• **WHAT YOU NEED TO DO**:
Lines that contain the string "this" are to be copied; leave out all others.

══ EXCERPTED RECORDS

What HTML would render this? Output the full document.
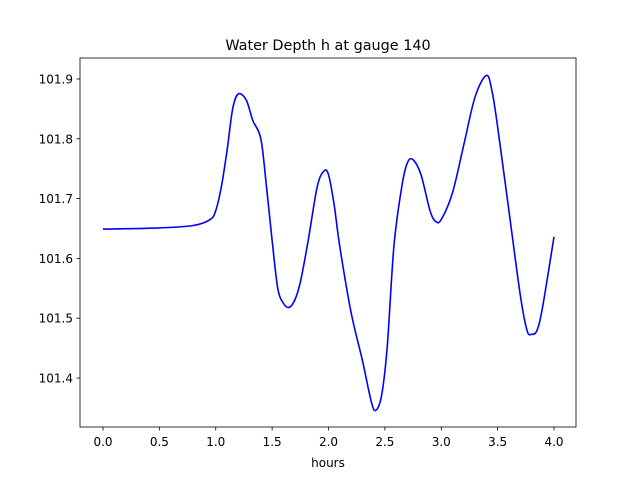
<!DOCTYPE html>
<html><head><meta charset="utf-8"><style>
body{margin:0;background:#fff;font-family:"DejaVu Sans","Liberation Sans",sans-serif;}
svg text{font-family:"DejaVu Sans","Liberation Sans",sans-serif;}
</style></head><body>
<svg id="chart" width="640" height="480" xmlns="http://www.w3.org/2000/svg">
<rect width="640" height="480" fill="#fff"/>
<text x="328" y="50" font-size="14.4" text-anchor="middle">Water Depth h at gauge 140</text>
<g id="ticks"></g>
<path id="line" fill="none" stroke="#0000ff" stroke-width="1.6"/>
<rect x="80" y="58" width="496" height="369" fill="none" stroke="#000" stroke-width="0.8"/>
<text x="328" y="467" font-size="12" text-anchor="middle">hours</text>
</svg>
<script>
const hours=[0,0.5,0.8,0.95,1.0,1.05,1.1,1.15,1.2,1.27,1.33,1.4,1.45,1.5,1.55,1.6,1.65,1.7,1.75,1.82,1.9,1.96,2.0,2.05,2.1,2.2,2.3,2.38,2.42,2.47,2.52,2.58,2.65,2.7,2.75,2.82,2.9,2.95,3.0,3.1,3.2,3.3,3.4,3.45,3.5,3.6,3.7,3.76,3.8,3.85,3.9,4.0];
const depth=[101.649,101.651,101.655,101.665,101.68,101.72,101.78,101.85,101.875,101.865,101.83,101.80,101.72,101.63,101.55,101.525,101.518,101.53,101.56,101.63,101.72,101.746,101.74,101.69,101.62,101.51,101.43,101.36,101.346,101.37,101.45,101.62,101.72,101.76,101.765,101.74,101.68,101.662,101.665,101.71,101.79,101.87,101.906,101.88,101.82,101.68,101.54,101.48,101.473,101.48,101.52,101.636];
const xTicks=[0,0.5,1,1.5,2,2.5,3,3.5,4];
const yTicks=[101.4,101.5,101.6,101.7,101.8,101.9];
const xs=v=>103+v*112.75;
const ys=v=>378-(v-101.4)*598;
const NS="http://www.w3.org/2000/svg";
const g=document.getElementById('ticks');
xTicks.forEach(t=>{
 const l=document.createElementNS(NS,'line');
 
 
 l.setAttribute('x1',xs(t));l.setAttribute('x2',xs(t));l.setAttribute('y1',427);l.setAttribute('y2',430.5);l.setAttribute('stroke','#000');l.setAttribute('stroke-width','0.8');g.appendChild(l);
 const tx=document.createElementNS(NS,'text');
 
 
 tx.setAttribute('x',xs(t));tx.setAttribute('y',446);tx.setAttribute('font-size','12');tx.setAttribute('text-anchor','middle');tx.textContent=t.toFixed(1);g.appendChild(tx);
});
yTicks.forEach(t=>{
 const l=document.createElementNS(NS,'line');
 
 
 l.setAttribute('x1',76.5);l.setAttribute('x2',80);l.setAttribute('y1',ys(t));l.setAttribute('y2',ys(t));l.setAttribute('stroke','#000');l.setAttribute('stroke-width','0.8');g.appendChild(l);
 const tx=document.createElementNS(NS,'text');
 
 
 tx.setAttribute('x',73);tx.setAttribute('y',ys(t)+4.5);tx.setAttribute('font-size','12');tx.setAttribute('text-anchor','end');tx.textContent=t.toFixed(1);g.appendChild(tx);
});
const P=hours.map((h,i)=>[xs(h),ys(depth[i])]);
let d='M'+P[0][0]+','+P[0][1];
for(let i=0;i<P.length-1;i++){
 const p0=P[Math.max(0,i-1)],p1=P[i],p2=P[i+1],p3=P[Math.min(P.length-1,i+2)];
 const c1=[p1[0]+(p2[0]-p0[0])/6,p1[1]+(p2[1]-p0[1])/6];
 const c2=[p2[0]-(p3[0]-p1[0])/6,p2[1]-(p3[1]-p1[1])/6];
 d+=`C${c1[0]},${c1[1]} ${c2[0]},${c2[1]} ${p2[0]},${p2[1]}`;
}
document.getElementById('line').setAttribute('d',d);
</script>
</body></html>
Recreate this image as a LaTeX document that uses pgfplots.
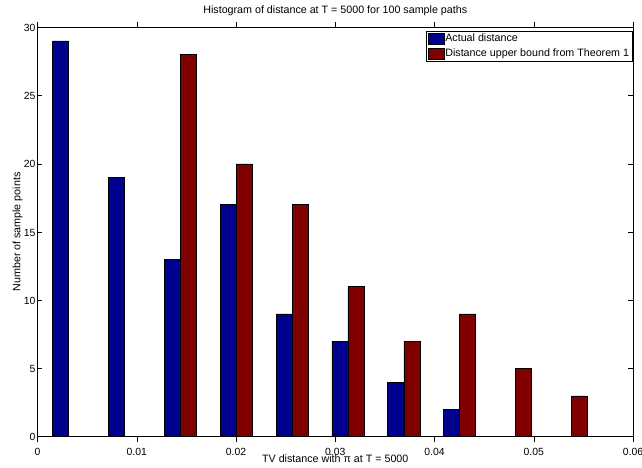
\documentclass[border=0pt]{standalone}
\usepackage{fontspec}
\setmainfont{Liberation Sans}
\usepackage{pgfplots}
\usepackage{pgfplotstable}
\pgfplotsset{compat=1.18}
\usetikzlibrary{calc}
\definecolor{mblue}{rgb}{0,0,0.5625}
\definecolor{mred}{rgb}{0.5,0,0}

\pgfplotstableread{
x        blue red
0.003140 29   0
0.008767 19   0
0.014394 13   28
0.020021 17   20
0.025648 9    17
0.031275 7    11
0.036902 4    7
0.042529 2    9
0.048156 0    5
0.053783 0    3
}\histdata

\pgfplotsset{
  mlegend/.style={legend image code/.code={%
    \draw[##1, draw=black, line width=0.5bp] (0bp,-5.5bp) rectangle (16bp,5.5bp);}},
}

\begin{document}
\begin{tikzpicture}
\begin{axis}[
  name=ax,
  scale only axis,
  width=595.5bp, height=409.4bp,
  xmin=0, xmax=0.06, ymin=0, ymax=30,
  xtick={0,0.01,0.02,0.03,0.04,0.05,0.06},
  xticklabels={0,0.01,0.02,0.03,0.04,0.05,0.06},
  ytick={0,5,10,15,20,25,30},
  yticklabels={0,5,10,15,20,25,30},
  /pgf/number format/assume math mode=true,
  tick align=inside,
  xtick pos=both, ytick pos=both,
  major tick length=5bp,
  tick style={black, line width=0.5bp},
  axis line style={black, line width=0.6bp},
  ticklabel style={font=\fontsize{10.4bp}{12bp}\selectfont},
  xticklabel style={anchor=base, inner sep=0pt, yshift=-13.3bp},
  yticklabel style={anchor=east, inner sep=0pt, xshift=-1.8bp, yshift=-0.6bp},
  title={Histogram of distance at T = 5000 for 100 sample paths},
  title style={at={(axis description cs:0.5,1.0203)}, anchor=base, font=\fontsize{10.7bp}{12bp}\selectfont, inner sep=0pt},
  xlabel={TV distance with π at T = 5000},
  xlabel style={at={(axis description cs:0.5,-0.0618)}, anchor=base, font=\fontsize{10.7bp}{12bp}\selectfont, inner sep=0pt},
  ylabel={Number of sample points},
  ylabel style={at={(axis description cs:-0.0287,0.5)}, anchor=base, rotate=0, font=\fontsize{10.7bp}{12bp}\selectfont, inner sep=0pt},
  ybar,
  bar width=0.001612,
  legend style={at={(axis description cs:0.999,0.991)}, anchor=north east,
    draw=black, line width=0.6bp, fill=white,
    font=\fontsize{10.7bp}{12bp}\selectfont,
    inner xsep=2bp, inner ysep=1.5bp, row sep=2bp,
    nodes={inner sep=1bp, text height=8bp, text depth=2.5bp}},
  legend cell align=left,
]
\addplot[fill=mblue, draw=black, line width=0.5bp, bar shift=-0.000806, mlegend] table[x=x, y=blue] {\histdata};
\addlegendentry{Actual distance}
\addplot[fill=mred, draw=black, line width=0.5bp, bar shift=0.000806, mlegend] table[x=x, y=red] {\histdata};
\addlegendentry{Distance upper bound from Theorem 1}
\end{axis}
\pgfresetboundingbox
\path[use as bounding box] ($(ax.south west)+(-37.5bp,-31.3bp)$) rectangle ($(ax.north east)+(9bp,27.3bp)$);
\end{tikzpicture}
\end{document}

════

• **CORRECT RESULT**:
What HTML would render this? Output the full document.
Recreate this image as a LaTeX document that uses pgfplots.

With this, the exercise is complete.